Я пожалел, что решил посетить ванную, но не стал показывать ей, что раздосадован, ей и так достается.
– Лер, – сказал я, поглаживая ее черные спутанные волосы, в то время как она елозила носом по моему плечу, как слепой кутенок. – Сколько можно принимать все близко к сердцу? Каждый раз у тебя, как первый. Неужели нельзя с этим как-то жить?
– Не могу я так больше.
Я чуть встряхнул ее и заглянул ей в лицо. В своей красноте и сморщенности оно напоминало личико младенца, только что появившегося на свет. Куда только девалась ее красота во время истерик? Одной слезинки было достаточно для того, чтобы напрочь испортить лилейность этого лица.
– Лера, а почему я – могу? В конце концов, я тоже человек, и мне так же, как и тебе, нелегко. Мы же с тобой договорились, что нужно потерпеть.
– Я и так терплю!
– Квартира нам нужна? – строго поинтересовался я и, поскольку она продолжала тихо скулить, сам за нее ответил: – Нужна.

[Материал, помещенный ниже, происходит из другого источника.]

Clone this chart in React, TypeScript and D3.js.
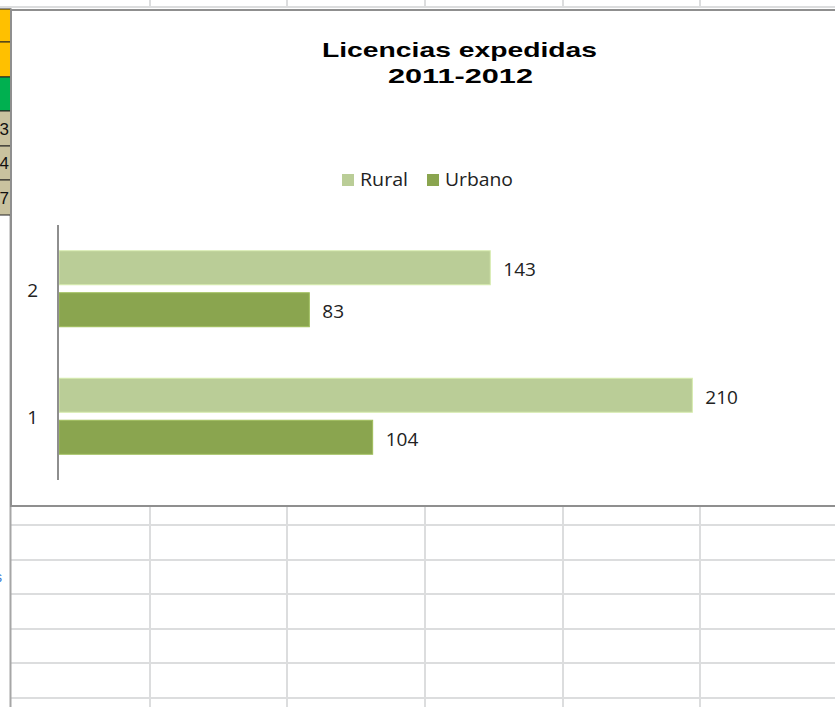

– Ну хорошо, извини, извини.
– Мне, думаешь, не надоело метаться от тебя к матери и всех успокаивать? Никто не хочет договориться в этой семье, чтобы жить мирно, – все хотят, чтобы было по-ихнему. А я, чуть что, сразу должен выступать буфером.
– Все-все, успокоилась уже.
– Вот и хорошо. Немного еще осталось. Мы сами согласились на эту квартиру. Надо уже довести дело до конца. Ну не можем мы сейчас от мамы съехать.
– Я знаю.
Она склонилась над раковиной, чтобы умыть лицо, и красиво колыхались при этом груди в чуть тесном лифчике. Я стал ее пощипывать. Дверь в ванную, в отличие от материной, не запиралась, и неизбежное в нашем случае исступленное совокупление было отмечено для меня еще одним, новым удовольствием – боязнью быть застигнутым. Наконец-то это были наслаждение и нега, а не вороватые объятия со стиснутыми, чтобы не услышали, зубами. Мы наплевали на мать, которая наверняка что-то слышала, а потом вернулись на кухню, тихомолком перемигиваясь.
Мать уже сама помешивала в кастрюле. Лицо озабоченное. Всем своим видом она давала понять, что пошла на попятный, что понимает, что перегнула. Бегая суетливо от мойки к столу с тарелками, специями и хлебом, она называла меня сыночкой и сама предложила распить ее дорогое вино. И Леру встретила чуть ли не с восторгом и окружила неуклюжей заботой, как больную. Та уже тоже улыбалась, и, попивая вино, мы выглядели как дружная семья.